Objective -
Find the string "page" in the data, then copy every line where it is found.

Data section -
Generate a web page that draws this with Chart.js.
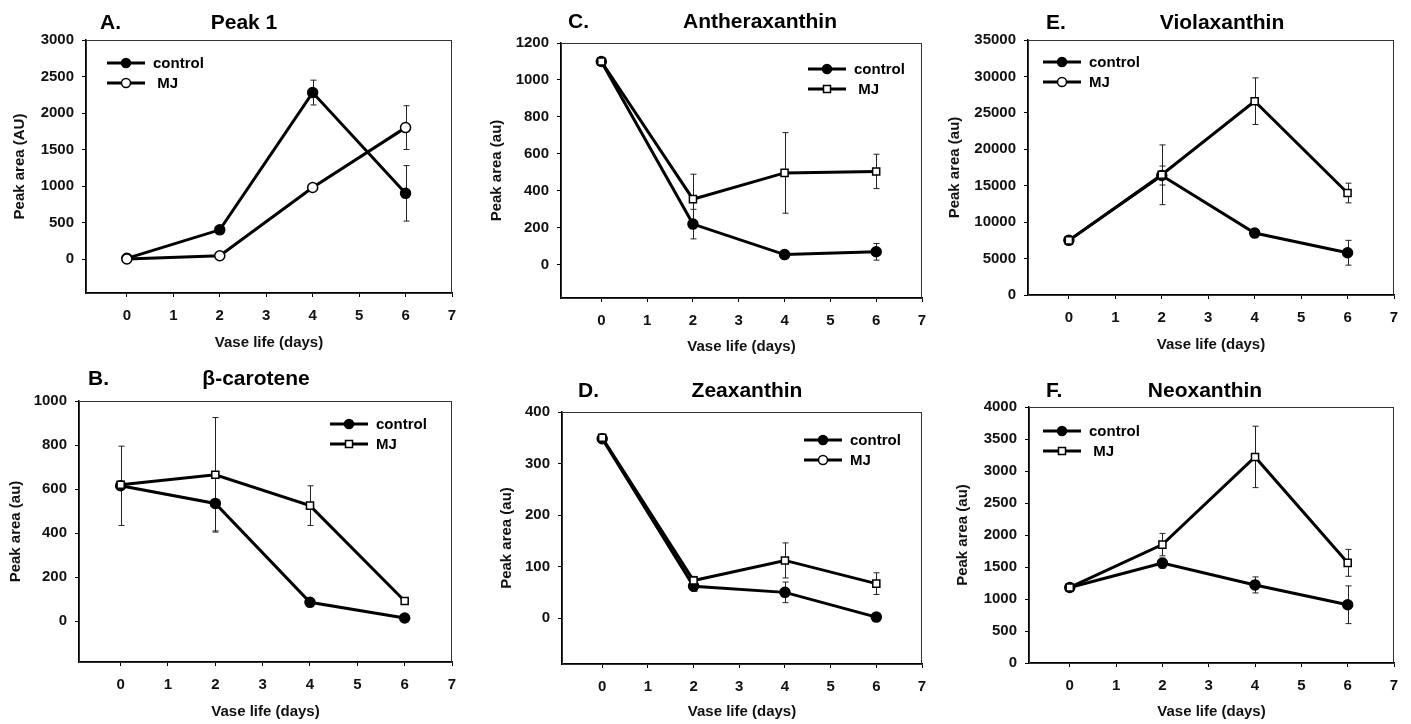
<!DOCTYPE html>
<html>
<head>
<meta charset="utf-8">
<script src="https://cdn.jsdelivr.net/npm/chart.js@4.4.0/dist/chart.umd.min.js"></script>
<style>
  html, body { margin: 0; padding: 0; background: #fff; }
  #page { position: relative; width: 1411px; height: 724px; }
  .panel { position: absolute; }
</style>
</head>
<body>
<div id="page"></div>
<script>
  "use strict";

  // shared x values and ticks
  var days = [0, 2, 4, 6];
  var xTicks = [0, 1, 2, 3, 4, 5, 6, 7];

  // A. Peak 1
  var peak1Ticks = [0, 500, 1000, 1500, 2000, 2500, 3000];
  var peak1Control = [10, 400, 2280, 900];
  var peak1ControlErr = [0, 0, 170, 380];
  var peak1Mj = [0, 45, 980, 1800];
  var peak1MjErr = [0, 0, 0, 300];

  // B. beta-carotene
  var caroteneTicks = [0, 200, 400, 600, 800, 1000];
  var caroteneControl = [615, 535, 86, 15];
  var caroteneControlErr = [180, 125, 0, 0];
  var caroteneMj = [620, 665, 525, 92];
  var caroteneMjErr = [0, 260, 90, 0];

  // C. Antheraxanthin
  var antheraTicks = [0, 200, 400, 600, 800, 1000, 1200];
  var antheraControl = [1100, 220, 55, 70];
  var antheraControlErr = [0, 80, 15, 45];
  var antheraMj = [1100, 355, 497, 505];
  var antheraMjErr = [0, 135, 218, 93];

  // D. Zeaxanthin
  var zeaTicks = [0, 100, 200, 300, 400];
  var zeaControl = [348, 62, 50, 2];
  var zeaControlErr = [0, 10, 20, 0];
  var zeaMj = [350, 73, 112, 67];
  var zeaMjErr = [0, 8, 34, 21];

  // E. Violaxanthin
  var violaTicks = [0, 5000, 10000, 15000, 20000, 25000, 30000, 35000];
  var violaControl = [7500, 16400, 8500, 5800];
  var violaControlErr = [0, 1300, 500, 1700];
  var violaMj = [7500, 16500, 26600, 14000];
  var violaMjErr = [0, 4100, 3200, 1350];

  // F. Neoxanthin
  var neoTicks = [0, 500, 1000, 1500, 2000, 2500, 3000, 3500, 4000];
  var neoControl = [1180, 1560, 1220, 910];
  var neoControlErr = [0, 80, 125, 295];
  var neoMj = [1180, 1850, 3220, 1565];
  var neoMjErr = [0, 175, 480, 210];

  var FONT = '"Liberation Sans", Arial, sans-serif';

  var panels = [
    { letter: "A.", title: "Peak 1", yLabel: "Peak area (AU)", yMin: -465, yMax: 3000, yTicks: peak1Ticks,
      control: peak1Control, controlErr: peak1ControlErr, mj: peak1Mj, mjErr: peak1MjErr,
      mjStyle: "circle", legendMj: "circle", mjText: " MJ",
      box: [0, 0, 470, 360], area: [86, 40, 452, 293],
      letterX: 100, titleX: 244, titleY: 29, legendX: 107, legendY: 63, yTitleX: 20, xTitleY: 343 },
    { letter: "C.", title: "Antheraxanthin", yLabel: "Peak area (au)", yMin: -180, yMax: 1200, yTicks: antheraTicks,
      control: antheraControl, controlErr: antheraControlErr, mj: antheraMj, mjErr: antheraMjErr,
      mjStyle: "rect", legendMj: "rect", mjText: " MJ",
      box: [470, 0, 470, 360], area: [561, 43, 922, 298],
      letterX: 568, titleX: 760, titleY: 28, legendX: 808, legendY: 69, yTitleX: 497, xTitleY: 347 },
    { letter: "E.", title: "Violaxanthin", yLabel: "Peak area (au)", yMin: 0, yMax: 35000, yTicks: violaTicks,
      control: violaControl, controlErr: violaControlErr, mj: violaMj, mjErr: violaMjErr,
      mjStyle: "rect", legendMj: "circle", mjText: "MJ",
      box: [940, 0, 471, 360], area: [1028, 40, 1394, 295],
      letterX: 1046, titleX: 1222, titleY: 29, legendX: 1043, legendY: 62, yTitleX: 955, xTitleY: 345 },
    { letter: "B.", title: "\u03b2-carotene", yLabel: "Peak area (au)", yMin: -185, yMax: 1000, yTicks: caroteneTicks,
      control: caroteneControl, controlErr: caroteneControlErr, mj: caroteneMj, mjErr: caroteneMjErr,
      mjStyle: "rect", legendMj: "rect", mjText: "MJ",
      box: [0, 360, 470, 364], area: [79, 401, 452, 662],
      letterX: 88, titleX: 256, titleY: 385, legendX: 330, legendY: 424, yTitleX: 16, xTitleY: 712 },
    { letter: "D.", title: "Zeaxanthin", yLabel: "Peak area (au)", yMin: -89, yMax: 400, yTicks: zeaTicks,
      control: zeaControl, controlErr: zeaControlErr, mj: zeaMj, mjErr: zeaMjErr,
      mjStyle: "rect", legendMj: "circle", mjText: "MJ",
      box: [470, 360, 470, 364], area: [562, 412, 922, 664],
      letterX: 578, titleX: 747, titleY: 397, legendX: 804, legendY: 440, yTitleX: 507, xTitleY: 712 },
    { letter: "F.", title: "Neoxanthin", yLabel: "Peak area (au)", yMin: 0, yMax: 4000, yTicks: neoTicks,
      control: neoControl, controlErr: neoControlErr, mj: neoMj, mjErr: neoMjErr,
      mjStyle: "rect", legendMj: "rect", mjText: " MJ",
      box: [940, 360, 471, 364], area: [1029, 407, 1394, 663],
      letterX: 1046, titleX: 1205, titleY: 397, legendX: 1043, legendY: 431, yTitleX: 963, xTitleY: 712 }
  ];

  function drawMarker(ctx, style, x, y, filled) {
    ctx.beginPath();
    if (style === "rect") {
      ctx.rect(x - 3.5, y - 3.5, 7, 7);
    } else {
      ctx.arc(x, y, 4.5, 0, Math.PI * 2);
    }
    ctx.fillStyle = filled ? "#000" : "#fff";
    ctx.fill();
    ctx.lineWidth = 1.5;
    ctx.strokeStyle = "#000";
    ctx.stroke();
  }

  // vertical error bars with small caps
  var errorBars = {
    id: "errorBars",
    beforeDatasetsDraw: function (chart) {
      var ctx = chart.ctx, xs = chart.scales.x, ys = chart.scales.y;
      ctx.save();
      ctx.strokeStyle = "#222";
      ctx.lineWidth = 1;
      chart.data.datasets.forEach(function (ds) {
        ds.data.forEach(function (p, i) {
          var e = ds.errors[i];
          if (!e) return;
          var x = Math.round(xs.getPixelForValue(p.x)) + 0.5;
          var top = ys.getPixelForValue(p.y + e);
          var bot = ys.getPixelForValue(p.y - e);
          ctx.beginPath();
          ctx.moveTo(x, top); ctx.lineTo(x, bot);
          ctx.moveTo(x - 3, top); ctx.lineTo(x + 3, top);
          ctx.moveTo(x - 3, bot); ctx.lineTo(x + 3, bot);
          ctx.stroke();
        });
      });
      ctx.restore();
    }
  };

  // frame, panel title and legend
  var decor = {
    id: "decor",
    afterDraw: function (chart) {
      var cfg = chart.options.plugins.decor;
      var ctx = chart.ctx, a = chart.chartArea;
      var ox = cfg.box[0], oy = cfg.box[1];
      ctx.save();
      ctx.strokeStyle = "#333";
      ctx.lineWidth = 1;
      ctx.strokeRect(Math.round(a.left) + 0.5, Math.round(a.top) + 0.5,
        Math.round(a.right - a.left) - 1, Math.round(a.bottom - a.top));

      ctx.fillStyle = "#000";
      ctx.font = "bold 21px " + FONT;
      ctx.textBaseline = "alphabetic";
      ctx.textAlign = "left";
      ctx.fillText(cfg.letter, cfg.letterX - ox, cfg.titleY - oy);
      ctx.textAlign = "center";
      ctx.fillText(cfg.title, cfg.titleX - ox, cfg.titleY - oy);

      var rows = [
        { text: "control", style: "circle", filled: true },
        { text: cfg.mjText, style: cfg.legendMj, filled: false }
      ];
      ctx.font = "bold 15px " + FONT;
      ctx.textAlign = "left";
      ctx.textBaseline = "middle";
      rows.forEach(function (r, i) {
        var x = cfg.legendX - ox, y = cfg.legendY - oy + i * 20;
        ctx.beginPath();
        ctx.moveTo(x, y); ctx.lineTo(x + 38, y);
        ctx.lineWidth = 3;
        ctx.strokeStyle = "#000";
        ctx.stroke();
        drawMarker(ctx, r.style, x + 19, y, r.filled);
        ctx.fillStyle = "#000";
        ctx.fillText(r.text, x + 46, y + 1);
      });
      ctx.restore();
    }
  };

  function points(values) {
    return days.map(function (d, i) { return { x: d, y: values[i] }; });
  }

  function plainLabel(v) { return String(v); }

  function makeChart(p) {
    var div = document.createElement("div");
    div.className = "panel";
    div.style.left = p.box[0] + "px";
    div.style.top = p.box[1] + "px";
    div.style.width = p.box[2] + "px";
    div.style.height = p.box[3] + "px";
    var canvas = document.createElement("canvas");
    div.appendChild(canvas);
    document.getElementById("page").appendChild(div);

    var tickFont = { family: FONT, size: 15, weight: "bold" };

    new Chart(canvas.getContext("2d"), {
      type: "line",
      data: {
        datasets: [
          {
            label: "control",
            order: 1,
            data: points(p.control),
            errors: p.controlErr,
            borderColor: "#000",
            borderWidth: 3,
            pointStyle: "circle",
            pointRadius: 5,
            pointBackgroundColor: "#000",
            pointBorderColor: "#000",
            pointBorderWidth: 1.5,
            tension: 0
          },
          {
            label: "MJ",
            order: 0,
            data: points(p.mj),
            errors: p.mjErr,
            borderColor: "#000",
            borderWidth: 3,
            pointStyle: p.mjStyle,
            pointRadius: 5,
            pointBackgroundColor: "#fff",
            pointBorderColor: "#000",
            pointBorderWidth: 1.5,
            tension: 0
          }
        ]
      },
      options: {
        responsive: true,
        maintainAspectRatio: false,
        animation: false,
        layout: {
          padding: {
            left: 0,
            top: p.area[1] - p.box[1],
            right: p.box[0] + p.box[2] - p.area[2],
            bottom: 0
          }
        },
        plugins: {
          legend: { display: false },
          tooltip: { enabled: false },
          decor: p
        },
        scales: {
          x: {
            type: "linear",
            min: -0.88,
            max: 7,
            afterBuildTicks: function (s) { s.ticks = xTicks.map(function (v) { return { value: v }; }); },
            afterFit: function (s) { s.height = p.box[1] + p.box[3] - p.area[3]; },
            grid: { drawOnChartArea: false, tickLength: 4, color: "#000" },
            border: { color: "#000", width: 1.5 },
            ticks: { font: tickFont, color: "#111", padding: 10, maxRotation: 0, callback: plainLabel },
            title: {
              display: true, text: "Vase life (days)", color: "#111", font: tickFont,
              padding: { top: 0, bottom: p.box[1] + p.box[3] - p.xTitleY - 9 }
            }
          },
          y: {
            min: p.yMin,
            max: p.yMax,
            afterBuildTicks: function (s) { s.ticks = p.yTicks.map(function (v) { return { value: v }; }); },
            afterFit: function (s) { s.width = p.area[0] - p.box[0]; },
            grid: { drawOnChartArea: false, tickLength: 4, color: "#000" },
            border: { color: "#000", width: 1.5 },
            ticks: { font: tickFont, color: "#111", padding: 8, callback: plainLabel },
            title: {
              display: true, text: p.yLabel, color: "#111", font: tickFont,
              padding: { top: p.yTitleX - p.box[0] - 9, bottom: 0 }
            }
          }
        }
      },
      plugins: [errorBars, decor]
    });
  }

  panels.forEach(makeChart);
</script>
</body>
</html>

The result -
Generate a web page that draws this with Chart.js.
  #page { position: relative; width: 1411px; height: 724px; }
<div id="page"></div>
    document.getElementById("page").appendChild(div);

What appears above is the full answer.